Local file: The Local file (also based on the OECD format) would have to be provided in a format consisting of two parts. 

  • One part of the Local file form would contain some general information that would have to be completed and filed by all companies or permanent establishments satisfying one of the three thresholds (listed above).
  • The second part (a more detailed one, providing mainly qualitative information on the various sorts of intercompany transactions) of the form would only be completed and filed by companies or permanent establishments that have cross-border intragroup transactions exceeding in total a value of €1 million. In instances when the company or permanent establishment includes more than one business unit, the second part of the form would have to be completed and filed per business unit. 

The current version of the draft law foresees that the Local file would need to be filed electronically together with the Belgian income tax return. 

Penalties, effective date

Companies and permanent establishments required to satisfy the new rules and that fail to satisfy the reporting and filing requirements would be subject to penalties ranging from €1,250 to €25,000.

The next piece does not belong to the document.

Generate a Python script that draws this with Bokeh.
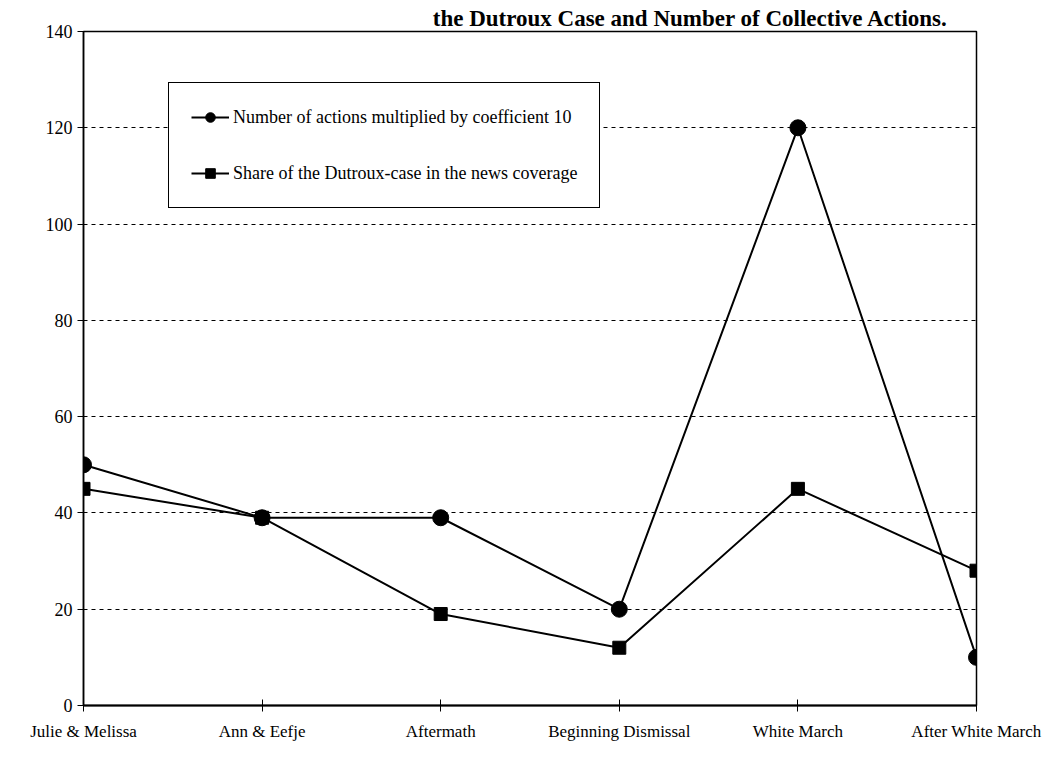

The transfer pricing documentation requirements would be introduced as from assessment year 2017 (i.e., financial years ending on 31 December 2016 or later).

KPMG observation

The Belgian business community has expressed concerns and queries about the practicalities and feasibility of the filing requirements (especially concerning the Local file) as currently pending in the draft law. It may be that some changes could be made during the legislative process to the pending draft law measures. Notwithstanding, it appears that Belgium will soon join the ranks of other countries that have introduced country-specific transfer pricing documentation requirements. Belgian taxpayers need to consider these provisions and start taking necessary steps and actions to prepare for these new requirements.